SUPPLIED DATA:
----------------
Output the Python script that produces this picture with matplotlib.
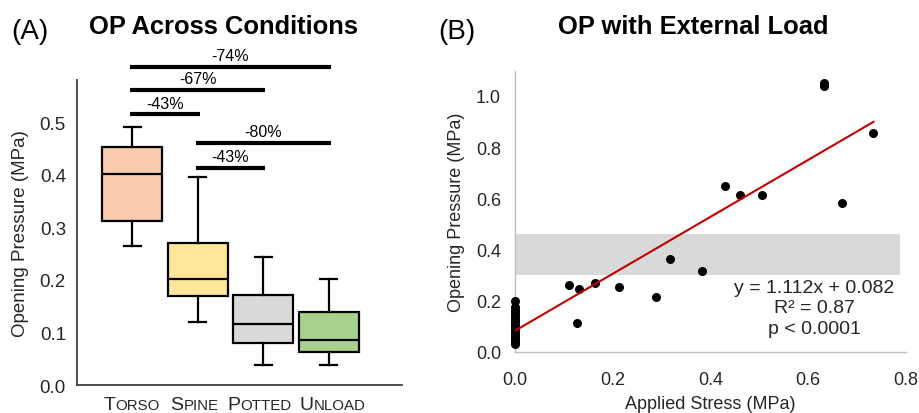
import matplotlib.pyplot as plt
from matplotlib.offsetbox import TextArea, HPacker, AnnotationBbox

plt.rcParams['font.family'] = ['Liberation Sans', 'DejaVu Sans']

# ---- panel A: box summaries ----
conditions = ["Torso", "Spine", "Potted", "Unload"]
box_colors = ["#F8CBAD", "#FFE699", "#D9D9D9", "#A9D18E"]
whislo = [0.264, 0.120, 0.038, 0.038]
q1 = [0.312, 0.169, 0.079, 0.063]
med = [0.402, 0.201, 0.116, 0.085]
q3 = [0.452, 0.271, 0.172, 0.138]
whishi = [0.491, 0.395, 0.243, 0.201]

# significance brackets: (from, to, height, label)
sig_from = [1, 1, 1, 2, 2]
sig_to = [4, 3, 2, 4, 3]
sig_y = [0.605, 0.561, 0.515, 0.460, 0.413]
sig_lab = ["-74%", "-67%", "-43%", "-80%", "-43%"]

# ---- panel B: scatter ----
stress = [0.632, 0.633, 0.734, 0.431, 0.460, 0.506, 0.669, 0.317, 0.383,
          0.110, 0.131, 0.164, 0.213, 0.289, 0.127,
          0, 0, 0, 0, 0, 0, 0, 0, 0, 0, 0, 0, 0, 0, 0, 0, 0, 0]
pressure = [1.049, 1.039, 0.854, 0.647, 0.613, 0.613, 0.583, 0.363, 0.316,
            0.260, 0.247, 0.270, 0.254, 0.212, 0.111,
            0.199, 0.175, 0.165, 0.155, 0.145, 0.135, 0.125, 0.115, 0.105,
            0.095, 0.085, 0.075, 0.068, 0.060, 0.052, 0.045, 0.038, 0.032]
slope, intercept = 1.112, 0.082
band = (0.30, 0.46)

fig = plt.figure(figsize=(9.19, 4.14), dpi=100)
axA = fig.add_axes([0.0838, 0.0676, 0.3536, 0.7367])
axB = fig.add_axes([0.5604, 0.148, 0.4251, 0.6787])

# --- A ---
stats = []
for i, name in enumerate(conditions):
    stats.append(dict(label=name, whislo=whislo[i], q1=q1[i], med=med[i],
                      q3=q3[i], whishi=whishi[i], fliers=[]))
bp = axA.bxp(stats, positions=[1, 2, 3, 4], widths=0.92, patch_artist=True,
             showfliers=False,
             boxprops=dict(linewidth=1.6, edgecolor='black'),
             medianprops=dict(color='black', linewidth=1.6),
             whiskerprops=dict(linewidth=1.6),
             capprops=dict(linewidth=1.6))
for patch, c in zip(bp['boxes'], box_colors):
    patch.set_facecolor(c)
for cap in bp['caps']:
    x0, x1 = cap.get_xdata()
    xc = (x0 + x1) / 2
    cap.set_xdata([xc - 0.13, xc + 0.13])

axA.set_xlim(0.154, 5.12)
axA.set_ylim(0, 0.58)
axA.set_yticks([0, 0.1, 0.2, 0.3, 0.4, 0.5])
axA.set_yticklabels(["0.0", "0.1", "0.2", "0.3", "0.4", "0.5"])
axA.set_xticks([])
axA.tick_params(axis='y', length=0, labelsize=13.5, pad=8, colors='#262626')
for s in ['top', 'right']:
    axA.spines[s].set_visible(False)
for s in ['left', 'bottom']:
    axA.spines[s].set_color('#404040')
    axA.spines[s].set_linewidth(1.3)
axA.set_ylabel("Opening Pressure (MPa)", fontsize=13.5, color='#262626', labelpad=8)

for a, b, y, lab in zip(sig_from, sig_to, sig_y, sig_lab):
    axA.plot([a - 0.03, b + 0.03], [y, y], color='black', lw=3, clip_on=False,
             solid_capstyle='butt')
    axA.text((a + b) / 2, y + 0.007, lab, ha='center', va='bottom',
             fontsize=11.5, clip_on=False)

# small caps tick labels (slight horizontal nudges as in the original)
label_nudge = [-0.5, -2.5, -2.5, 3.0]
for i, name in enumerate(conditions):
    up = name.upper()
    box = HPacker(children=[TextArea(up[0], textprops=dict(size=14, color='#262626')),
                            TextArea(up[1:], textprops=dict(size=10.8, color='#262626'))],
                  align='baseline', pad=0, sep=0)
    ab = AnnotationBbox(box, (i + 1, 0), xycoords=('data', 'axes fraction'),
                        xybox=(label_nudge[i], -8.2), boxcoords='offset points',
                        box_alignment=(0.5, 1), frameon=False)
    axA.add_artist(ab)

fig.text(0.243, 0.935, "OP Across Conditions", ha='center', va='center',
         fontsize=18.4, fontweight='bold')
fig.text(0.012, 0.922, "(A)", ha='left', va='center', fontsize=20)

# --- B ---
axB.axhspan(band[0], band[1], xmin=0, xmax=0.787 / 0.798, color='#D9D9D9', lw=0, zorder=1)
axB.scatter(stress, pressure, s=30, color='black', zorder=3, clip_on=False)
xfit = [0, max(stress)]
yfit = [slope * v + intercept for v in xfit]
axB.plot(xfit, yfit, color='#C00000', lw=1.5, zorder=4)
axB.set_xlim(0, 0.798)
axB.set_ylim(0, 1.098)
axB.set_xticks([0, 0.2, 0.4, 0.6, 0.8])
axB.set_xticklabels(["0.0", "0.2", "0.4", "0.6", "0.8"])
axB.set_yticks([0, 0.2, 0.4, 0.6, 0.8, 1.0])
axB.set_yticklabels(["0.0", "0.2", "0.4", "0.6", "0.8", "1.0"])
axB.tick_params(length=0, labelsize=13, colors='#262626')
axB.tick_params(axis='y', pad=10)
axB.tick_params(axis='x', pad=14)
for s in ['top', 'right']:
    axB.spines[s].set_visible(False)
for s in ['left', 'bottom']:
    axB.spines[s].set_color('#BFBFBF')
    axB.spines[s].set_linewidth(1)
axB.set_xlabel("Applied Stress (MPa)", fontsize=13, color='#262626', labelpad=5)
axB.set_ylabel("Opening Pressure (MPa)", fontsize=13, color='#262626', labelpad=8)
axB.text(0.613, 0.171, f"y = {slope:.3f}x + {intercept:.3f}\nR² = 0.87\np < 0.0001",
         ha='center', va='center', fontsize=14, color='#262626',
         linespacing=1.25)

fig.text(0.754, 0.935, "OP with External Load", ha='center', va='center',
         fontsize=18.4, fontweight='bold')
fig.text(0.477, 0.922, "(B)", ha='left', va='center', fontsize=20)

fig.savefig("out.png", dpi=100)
----------------
EXERCISE DETAILS: The lines from the top of the data above through the one holding "plt.rcParams['font.family'] = ['Liberation" are to be repeated exactly, and only those, with no pictures.

THE OUTPUT:
Output the Python script that produces this picture with matplotlib.
import matplotlib.pyplot as plt
from matplotlib.offsetbox import TextArea, HPacker, AnnotationBbox

plt.rcParams['font.family'] = ['Liberation Sans', 'DejaVu Sans']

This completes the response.